Another discussion about Oxford commas, anyone?

But words and everything that goes along with them are what makes my heart sing. Reading and books, word games and word play have been at the centre of my world. I can’t remember a time when I wasn’t a reader.

I’ve always loved putting words together. In my head if there’s been no paper or, in those early years of school – it was that long ago, a slate.

  • My great-grandmother, Old Nan, was legendary for wanting to read everything. She was voracious. I didn’t know her for very long. She was 97 when she died and I’m not sure I was even at school. But the memory of her – of her reading, along with the family stories – has stuck.
  • When my dad accidentally caught my arm with a cigarette as we walked along a crowded street he consoled me (not only by obviously being devastated that it had happened) with a wonderful book of poetry.* I remember choosing the book from the shelf in the bookshop, the shape of first poem (even though the exact words escape me now) and its illustration. It was about looking into a fire and seeing fairies dancing. I read and read that book. I loved it.
  • My prized possession as a child, lost when I left home, was a book of fairy tales. Each story had one illustration. The only story I didn’t read – because the picture featured a man pinned to a tree by a snake – was ‘Sinbad the Sailor’. The others I pretty much knew by heart.

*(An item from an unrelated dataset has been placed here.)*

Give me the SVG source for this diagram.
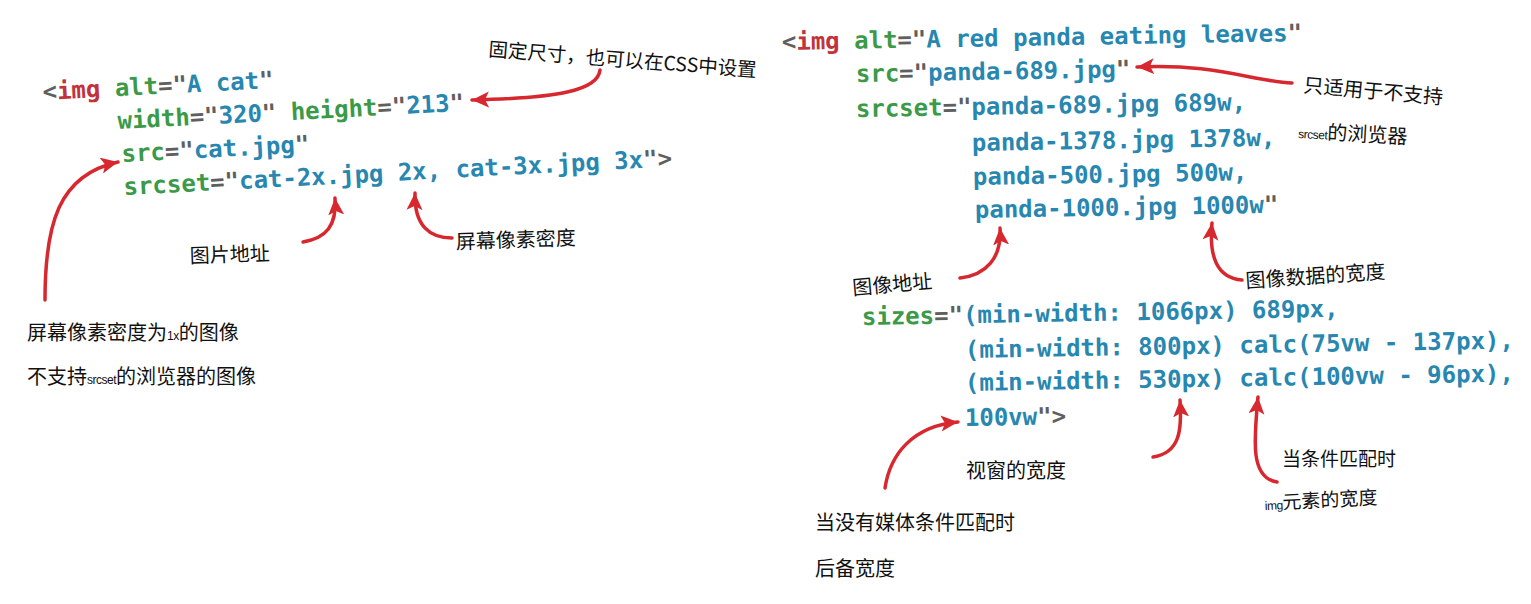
<svg xmlns="http://www.w3.org/2000/svg" width="1531" height="604" viewBox="0 0 1531 604">
<defs>
<style>
.code{font-family:"DejaVu Sans Mono","Liberation Mono",monospace;font-weight:bold;font-size:24px;}
.g{fill:#5f5f5f}.r{fill:#c2323a}.gr{fill:#3b9a48}.b{fill:#2787b0}
.lbl{font-family:"Noto Sans CJK SC","Noto Sans",sans-serif;font-size:20px;fill:#111;}
.sm{font-family:"Liberation Sans Narrow","Liberation Sans",sans-serif;font-size:12px;letter-spacing:-0.5px;}
.arrow{fill:none;stroke:#d6282e;stroke-width:3.5;stroke-linecap:round;marker-end:url(#ah);}
</style>
<marker id="ah" markerUnits="userSpaceOnUse" markerWidth="20" markerHeight="18" refX="17" refY="8" orient="auto">
<path d="M0,0 L17,8 L0,16 L4,8 Z" fill="#d6282e"/>
</marker>
</defs>
<rect width="1531" height="604" fill="#ffffff"/>

<g id="code-cat" class="code">
<text x="43" y="100" transform="rotate(-3 43 100)"><tspan class="g">&lt;</tspan><tspan class="r">img</tspan> <tspan class="gr">alt</tspan><tspan class="g">="</tspan><tspan class="b">A cat</tspan><tspan class="g">"</tspan></text>
<text x="118" y="129" transform="rotate(-3 118 129)"><tspan class="gr">width</tspan><tspan class="g">="</tspan><tspan class="b">320</tspan><tspan class="g">"</tspan> <tspan class="gr">height</tspan><tspan class="g">="</tspan><tspan class="b">213</tspan><tspan class="g">"</tspan></text>
<text x="122" y="162" transform="rotate(-3 122 162)"><tspan class="gr">src</tspan><tspan class="g">="</tspan><tspan class="b">cat.jpg</tspan><tspan class="g">"</tspan></text>
<text x="124" y="195" transform="rotate(-3 124 195)"><tspan class="gr">srcset</tspan><tspan class="g">="</tspan><tspan class="b">cat-2x.jpg 2x, cat-3x.jpg 3x</tspan><tspan class="g">"&gt;</tspan></text>
</g>

<g id="code-panda" class="code">
<text x="782" y="50" transform="rotate(-1 782 50)"><tspan class="g">&lt;</tspan><tspan class="r">img</tspan> <tspan class="gr">alt</tspan><tspan class="g">="</tspan><tspan class="b">A red panda eating leaves</tspan><tspan class="g">"</tspan></text>
<text x="856" y="82" transform="rotate(-1 856 82)"><tspan class="gr">src</tspan><tspan class="g">="</tspan><tspan class="b">panda-689.jpg</tspan><tspan class="g">"</tspan></text>
<text x="856" y="117" transform="rotate(-1 856 117)"><tspan class="gr">srcset</tspan><tspan class="g">="</tspan><tspan class="b">panda-689.jpg 689w,</tspan></text>
<text x="972" y="151" transform="rotate(-1 972 151)" class="b">panda-1378.jpg 1378w,</text>
<text x="973" y="185" transform="rotate(-1 973 185)" class="b">panda-500.jpg 500w,</text>
<text x="975" y="218" transform="rotate(-1 975 218)"><tspan class="b">panda-1000.jpg 1000w</tspan><tspan class="g">"</tspan></text>
<text x="862" y="325" transform="rotate(-1 862 325)"><tspan class="gr">sizes</tspan><tspan class="g">="</tspan><tspan class="b">(min-width: 1066px) 689px,</tspan></text>
<text x="965" y="358" transform="rotate(-1 965 358)" class="b">(min-width: 800px) calc(75vw - 137px),</text>
<text x="965" y="391" transform="rotate(-1 965 391)" class="b">(min-width: 530px) calc(100vw - 96px),</text>
<text x="965" y="426" transform="rotate(-1 965 426)"><tspan class="b">100vw</tspan><tspan class="g">"&gt;</tspan></text>
</g>

<g id="label-fixed-size" class="lbl"><text x="488" y="56" font-size="19.5" transform="rotate(4.5 488 56)">固定尺寸，也可以在CSS中设置</text></g>
<g id="label-img-url" class="lbl"><text x="190" y="263" transform="rotate(-2 190 263)">图片地址</text></g>
<g id="label-density" class="lbl"><text x="456" y="249" transform="rotate(-2 456 249)">屏幕像素密度</text></g>
<g id="label-fallback-1x" class="lbl">
<text x="27" y="340">屏幕像素密度为<tspan class="sm">1x</tspan>的图像</text>
<text x="27" y="384">不支持<tspan class="sm">srcset</tspan>的浏览器的图像</text>
</g>
<g id="label-src-only" class="lbl">
<text x="1303" y="92" transform="rotate(5 1303 92)">只适用于不支持</text>
<text x="1298" y="138" transform="rotate(3 1298 138)"><tspan class="sm">srcset</tspan>的浏览器</text>
</g>
<g id="label-image-url" class="lbl"><text x="853" y="295" transform="rotate(-5 853 295)">图像地址</text></g>
<g id="label-image-width" class="lbl"><text x="1246" y="288" transform="rotate(-4 1246 288)">图像数据的宽度</text></g>
<g id="label-viewport" class="lbl"><text x="966" y="478">视窗的宽度</text></g>
<g id="label-condition" class="lbl">
<text x="1282" y="466" font-size="19">当条件匹配时</text>
<text x="1265" y="510" font-size="19" transform="rotate(-3 1265 510)"><tspan class="sm">img</tspan>元素的宽度</text>
</g>
<g id="label-default" class="lbl">
<text x="815" y="530">当没有媒体条件匹配时</text>
<text x="815" y="576">后备宽度</text>
</g>

<g id="connectors">
<path class="arrow" d="M600,70 C598,90 560,98 472,100"/>
<path class="arrow" d="M45,300 C45,225 58,175 118,162"/>
<path class="arrow" d="M303,242 C326,238 337,226 335,198"/>
<path class="arrow" d="M452,238 C430,238 414,226 415,193"/>
<path class="arrow" d="M1292,83 C1255,82 1215,63 1137,67"/>
<path class="arrow" d="M960,278 C986,275 1002,258 1000,228"/>
<path class="arrow" d="M1242,280 C1216,278 1209,255 1212,223"/>
<path class="arrow" d="M885,488 C890,455 912,426 958,422"/>
<path class="arrow" d="M1153,457 C1180,453 1182,430 1180,400"/>
<path class="arrow" d="M1277,482 C1250,478 1254,440 1258,397"/>
</g>
</svg>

So, I’ve always been a reader. Words have always been my thing.

I don’t have time for a bookclub and my solution is time out for a sizable detour. It’s an indulgence, if I’m to be honest, especially as far as time goes: the Perth Writers Festival.

Three days of listening to writers and readers. Three days of catching up with friends, some of whom I hardly ever see these days. With some it was a quick chat in queues – or in passing as we crossed paths in the race to the next session – and with others it was a lunch and conversations that peeled away the years in between meetings.

They were three days of knowing there was other stuff I should be doing but that I was doing what I needed to be doing.

I imagine this also explains why I went to PWF16 with a plan to attend poetry events and sessions but kept finding myself listening to people talk about writing crime stories.

Start of Australian Poets Festival: 9x5 The Big Read WA Poetry
Standing room only

I went to sessions that were packed. There was standing room only for some.

I caught some spoken word sessions that made my heart sing. I’ve heard about Barefaced Stories, so that session on the Friday night was always on my horizon. Sketch the Rhyme – freestyle rap meets Pictionary … What’s not to love?

Joy and effervescence

Amongst it all, I have made progress with my thesis.

I have clarified what I think needs to change with the shape and direction.

Reshaping the project continues to be confronting. That’s obviously the point. If I didn’t need to respond and make changes, I think pursuing the topic would be an empty activity. The changes come from making discoveries and deepening understandings.

It comes down to the words and, to be honest, the chase. Hunting down ideas is part of the game. It’s what I love about the process.

Along the way, I’m hoping to be more balanced and remember that joy in being a reader and a writer. It is being a reader and a writer that brought me to the project. I am staying alert to moments that fizz because ideas work and words are right.

I’m hoping for some of those moments while I’m drafting the next chapter and making ongoing revisions.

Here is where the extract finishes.